I think there's a mix of things - as I may have mentioned a mere 3456321 times (although that includes in other places online and at work and in person,) I was at a BBC Women in Tech event on Friday - they have about 150 vacancies to fill by next year, and they said they're struggling to fill them - the skills they want just aren't out there in enough numbers. They are particularly targetting women, because it's harder to get women to apply - all the stuff about women only applying if they match 80% of the spec and so on. They've also seen that different job titles on the same job spec make a difference to the number of women which apply.
I think also there is a bit of an increase in tech vacancies anyway, plus we do have a general issue with the skills requirements in tech - a lot of roles do need specific skills, which means that someone somewhere needs to offer training, but recruiting companies usually hope it's someone else doing it, unless it's a graduate scheme or similar.
But as well as all that, diversity is very much flavour of the month, and unconscious bias in particular, from what I see.

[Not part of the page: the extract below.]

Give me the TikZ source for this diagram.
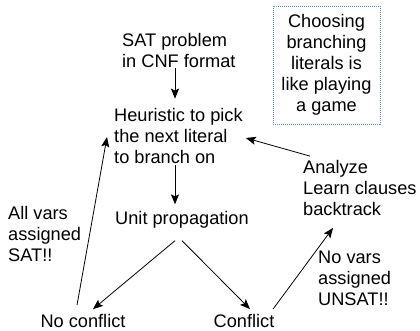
\documentclass[tikz,border=0pt]{standalone}
\usepackage{fontspec}
\setmainfont{Liberation Sans}
\usetikzlibrary{arrows.meta,calc}
\definecolor{boxblue}{RGB}{108,142,191}
\begin{document}
\begin{tikzpicture}[x=1pt,y=-1pt,
  txt/.style={inner sep=0pt,align=left,font=\fontsize{18.2}{21}\selectfont},
  ctxt/.style={inner sep=0pt,align=center,font=\fontsize{18.2}{21}\selectfont},
  arr/.style={-{Stealth[length=10pt,width=8pt,inset=2pt]},line width=0.8pt},
  notebox/.style={draw=boxblue,line width=0.9pt,dash pattern=on 1pt off 1pt,minimum width=107pt,minimum height=118pt,inner sep=0pt}]
\useasboundingbox (0,0) rectangle (420,330);
\node[txt,anchor=west] (sat) at (122,50) {SAT problem\\in CNF format};
\node[txt,anchor=west] (heur) at (114,135.5) {Heuristic to pick\\the next literal\\to branch on};
\node[txt,anchor=west] (unit) at (115,220) {Unit propagation};
\node[txt,anchor=west] (ana) at (303,188) {Analyze\\Learn clauses\\backtrack};
\node[txt,anchor=west] (allv) at (8,234) {All vars\\assigned\\SAT!!};
\node[txt,anchor=west] (nov) at (318,278) {No vars\\assigned\\UNSAT!!};
\node[txt] (noc) at (83,321) {No conflict};
\node[txt] (conf) at (244,321) {Conflict};
\node[notebox] (note) at (326.5,65) {};
\node[ctxt] (notetxt) at (326.5,65) {Choosing\\branching\\literals is\\like playing\\a game};
% connectors
\draw[arr] ($(sat.south west)+(53,1)$) -- ($(heur.north west)+(61,-9)$);
\draw[arr] ($(heur.south west)+(61,2)$) -- ($(unit.north west)+(60,-7)$);
\draw[arr] ($(unit.south west)+(60,12)$) -- ($(noc.north)+(10,-5)$);
\draw[arr] ($(unit.south west)+(67,12)$) -- ($(conf.north)+(6,-5)$);
\draw[arr] ($(noc.north)+(-6,-9)$) -- ($(heur.west)+(-7,1.5)$);
\draw[arr] ($(conf.north)+(29,-5)$) -- ($(ana.south west)+(30,12)$);
\draw[arr] ($(ana.north west)+(7,-4)$) -- ($(heur.east)+(3,2.5)$);
\end{tikzpicture}
\end{document}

The risk of future C-suite quotas is probably only a small factor; I think with my employers, it's responding to reports that more diverse workforces is generally positively reflected in profits - and in the end, shareholder value is what they care about. I'm under no illusion that if some research proved white male-dominated companies perform better, all the inclusive policies would be out the window.
(Have to say in my tech role, enquiries from recruitment agents are fairly steady, but development roles tend to be more prone to the economic climate - you have to keep existing hardware running, but you can hold off development of software updates for a while.)